Peer signals also play a critical role, especially in matrixed organizations where team members contribute to multiple projects and initiatives. Structured peer feedback, gathered through simple surveys or project retrospectives, can be summarized for use in calibration meetings without turning reviews into popularity contests. When managers see consistent peer recognition for collaboration, problem solving, or mentoring, they can adjust performance ratings with more confidence and less bias.
For L&D leaders, the goal is to design a calibration process where feedback from managers, peers, and skip level leaders converges into a coherent picture of performance. This approach preserves healthy team dynamics, because employees see that performance reviews and calibration conversations reflect the full scope of their contributions. Over time, the company builds a culture where calibration performance is associated with fairness, transparency, and growth, rather than fear or competition.
FAQ
How often should organizations run performance review calibration sessions ?
Most organizations benefit from running performance review calibration sessions at least once per formal review cycle, typically aligned with annual or biannual performance reviews. High growth companies or those with frequent role changes may add mid cycle calibration meetings to adjust performance ratings as responsibilities evolve. The key is to ensure that each calibration session has fresh feedback data and clear expectations for managers and employees.
What is the difference between performance calibration and forced ranking ?
Performance calibration is a structured process where managers align on shared standards for employee performance and adjust ratings based on evidence and discussion. Forced ranking, by contrast, imposes a fixed distribution of ratings, requiring managers to place a set percentage of employees into each performance category regardless of actual results. Calibration aims to improve fairness and consistency, while forced ranking prioritizes distribution control and often harms collaboration.
How can HR reduce unconscious bias during calibration conversations ?

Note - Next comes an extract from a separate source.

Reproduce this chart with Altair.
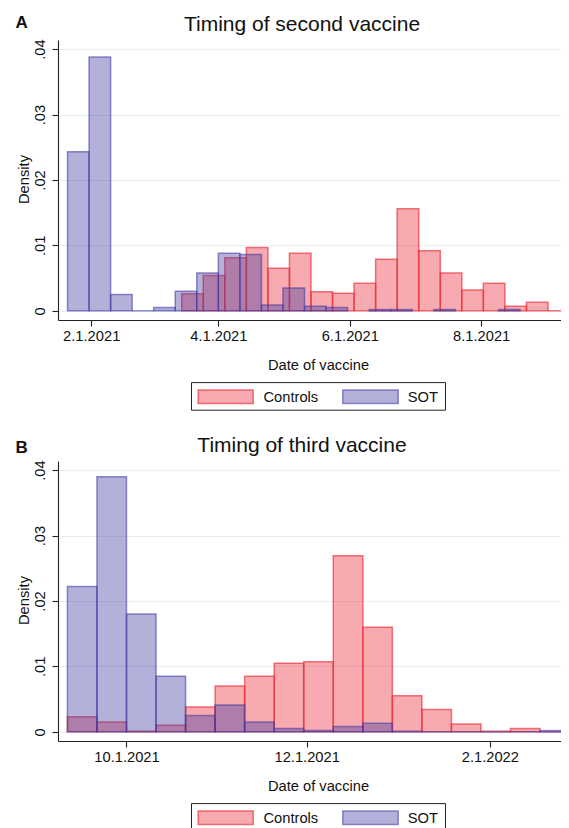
import altair as alt
import pandas as pd

FONT = "Liberation Sans"
TEXT = "#111111"
AXIS = "#222222"
RED = "rgb(235,45,57)"
BLUE = "rgb(65,57,162)"
STROKE_OP = {RED: 0.65, BLUE: 0.57}

# ---------------- data (10-day bins, density) ----------------
BIN_DAYS = 10

# Panel A: timing of second vaccine
a_sot_start = "2021-01-21"
a_sot = [0.0243, 0.0388, 0.0025, 0.0, 0.0005, 0.0030, 0.0058, 0.0088, 0.0086,
         0.0009, 0.0035, 0.0007, 0.0005, None, 0.0002, 0.0002, None, 0.0002,
         None, None, 0.0002]
a_ctrl_start = "2021-03-15"
a_ctrl = [0.0026, 0.0054, 0.0081, 0.0097, 0.0065, 0.0088, 0.0029, 0.0027,
          0.0042, 0.0079, 0.0156, 0.0092, 0.0058, 0.0032, 0.0042, 0.0007,
          0.0013, 0.0]

# Panel B: timing of third vaccine
b_sot_start = "2021-09-11"
b_sot = [0.0222, 0.0390, 0.0180, 0.0085, 0.0025, 0.0041, 0.0015, 0.0005,
         0.0002, 0.0008, 0.0013, 0.0001, 0.0, 0.0, 0.0, 0.0, 0.0002]
b_ctrl_start = "2021-09-11"
b_ctrl = [0.0023, 0.0015, 0.0001, 0.0010, 0.0038, 0.0070, 0.0085, 0.0105,
          0.0107, 0.0269, 0.0160, 0.0055, 0.0034, 0.0012, 0.0001, 0.0005, 0.0]

a_ticks = ["2021-02-01", "2021-04-01", "2021-06-01", "2021-08-01"]
b_ticks = ["2021-10-01", "2021-12-01", "2022-02-01"]
a_range = ["2021-01-16T14:00", "2021-09-11T05:00"]
b_range = ["2021-09-07T19:30", "2022-02-28T03:30"]
y_ticks = [0, 0.01, 0.02, 0.03, 0.04]
y_range = [-0.0014, 0.0414]

groups = ["Controls", "SOT"]
titles = ["Timing of second vaccine", "Timing of third vaccine"]
letters = ["A", "B"]

W, H = 512, 280
FS = 14.7


def to_dt(s):
    t = pd.Timestamp(s)
    return alt.DateTime(year=t.year, month=t.month, date=t.day,
                        hours=t.hour, minutes=t.minute)


def bin_frame(start, values):
    s = pd.Timestamp(start)
    rows = []
    for i, v in enumerate(values):
        if v is None:
            continue
        b0 = s + pd.Timedelta(days=BIN_DAYS * i)
        b1 = b0 + pd.Timedelta(days=BIN_DAYS)
        rows.append({"start": b0.strftime("%Y-%m-%dT%H:%M:%S"),
                     "end": b1.strftime("%Y-%m-%dT%H:%M:%S"),
                     "density": v})
    return pd.DataFrame(rows)


def one(txt=""):
    return alt.Data(values=[{"t": txt}])


def panel(title, letter, sot_start, sot, ctrl_start, ctrl, ticks, xr, t_base, l_base):
    xscale = alt.Scale(domain=[to_dt(xr[0]), to_dt(xr[1])])
    yscale = alt.Scale(domain=y_range, nice=False, zero=False)
    xaxis = alt.Axis(values=[to_dt(t) for t in ticks], format="%-m.%-d.%Y",
                     title="Date of vaccine", labelFontSize=FS, labelPadding=2,
                     tickSize=6, grid=False, labelFlush=False, labelOverlap=False,
                     titleFontSize=FS, titleFontWeight="normal", titleX=260,
                     titleY=49.4, titleAlign="center", titleBaseline="alphabetic")
    yaxis = alt.Axis(values=y_ticks,
                     labelExpr="datum.value == 0 ? '0' : substring(format(datum.value, '.2f'), 1)",
                     title="Density", labelAngle=270, labelAlign="center",
                     labelBaseline="alphabetic", labelPadding=8, tickSize=6,
                     labelFontSize=FS, grid=True, gridColor="#E6EFF2", gridWidth=1.2,
                     titleAngle=270, titleX=-29.2, titleY=139, titleAlign="center",
                     titleBaseline="alphabetic", titleFontSize=FS,
                     titleFontWeight="normal")

    def bars(start, values, color):
        return alt.Chart(bin_frame(start, values)).mark_rect(
            fill=color, fillOpacity=0.4, stroke=color,
            strokeOpacity=STROKE_OP[color], strokeWidth=1.5, clip=True
        ).encode(
            x=alt.X("start:T", scale=xscale, axis=xaxis),
            x2="end:T",
            y=alt.Y("density:Q", scale=yscale, axis=yaxis),
            y2=alt.datum(0),
        )

    red = bars(ctrl_start, ctrl, RED)
    blue = bars(sot_start, sot, BLUE)

    ttl = alt.Chart(one(title)).mark_text(
        text=title, fontSize=21, align="center", baseline="alphabetic",
        color=TEXT, font=FONT
    ).encode(x=alt.value(244), y=alt.value(t_base))
    let = alt.Chart(one(letter)).mark_text(
        text=letter, fontSize=17, fontWeight="bold", align="left",
        baseline="alphabetic", color=TEXT, font=FONT
    ).encode(x=alt.value(-42.5), y=alt.value(l_base))

    ly0, ly1 = 342.6, 370.2
    box = alt.Chart(one()).mark_rect(fill="white", stroke=AXIS, strokeWidth=1).encode(
        x=alt.value(133.5), x2=alt.value(387.5), y=alt.value(ly0), y2=alt.value(ly1))

    def swatch(x0, x1, color):
        return alt.Chart(one()).mark_rect(
            fill=color, fillOpacity=0.4, stroke=color,
            strokeOpacity=STROKE_OP[color], strokeWidth=1.5
        ).encode(x=alt.value(x0), x2=alt.value(x1),
                 y=alt.value(ly0 + 7.3), y2=alt.value(ly0 + 21.0))

    def label(txt, x0):
        return alt.Chart(one(txt)).mark_text(
            text=txt, fontSize=FS, align="left", baseline="alphabetic",
            color=TEXT, font=FONT
        ).encode(x=alt.value(x0), y=alt.value(ly0 + 19.3))

    return alt.layer(
        red, blue, ttl, let, box,
        swatch(140.2, 195.2, RED), label(groups[0], 205.5),
        swatch(284.8, 340.2, BLUE), label(groups[1], 349.8),
    ).properties(width=W, height=H)


pa = panel(titles[0], letters[0], a_sot_start, a_sot, a_ctrl_start, a_ctrl,
           a_ticks, a_range, -9.3, -12)
pb = panel(titles[1], letters[1], b_sot_start, b_sot, b_ctrl_start, b_ctrl,
           b_ticks, b_range, -9.0, -8.4)

chart = alt.vconcat(pa, pb, spacing=24).properties(
    padding={"left": 7, "top": 5, "right": -9, "bottom": -4}
).configure(font=FONT).configure_view(strokeWidth=0).configure_axis(
    domainColor=AXIS, tickColor=AXIS, labelColor=TEXT, titleColor=TEXT,
    labelFont=FONT, titleFont=FONT, domainWidth=1.1, tickWidth=1.1
)

chart.save("out.html", embed_options={"renderer": "svg", "actions": False})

HR can reduce unconscious bias by defining clear criteria for each rating level, using structured feedback forms, and requiring evidence for any change to a manager’s proposed rating. Including skip level leaders and diverse participants in calibration meetings also helps surface different perspectives on employee performance. Training managers on bias awareness and providing checklists for calibration sessions further supports more objective review decisions.
What role should L&D play in performance review calibration ?
L&D teams should partner with HR and business leaders to design training that helps managers give better feedback, use the rating scale consistently, and run effective calibration conversations. They can also analyze calibration data to identify skill gaps, then build targeted development programs that respond to patterns in performance ratings. Over time, this creates a feedback loop where calibration insights directly inform learning strategies and talent development investments.
How transparent should companies be about calibration outcomes with employees ?
Companies should be clear that performance ratings are shaped by both the direct manager’s assessment and a broader calibration process designed to ensure fairness. While detailed calibration meeting discussions should remain confidential, employees deserve to understand the rationale behind their rating and how it aligns with defined expectations. Transparency about the process builds trust and helps employees see calibration as a safeguard, not a secretive backroom negotiation.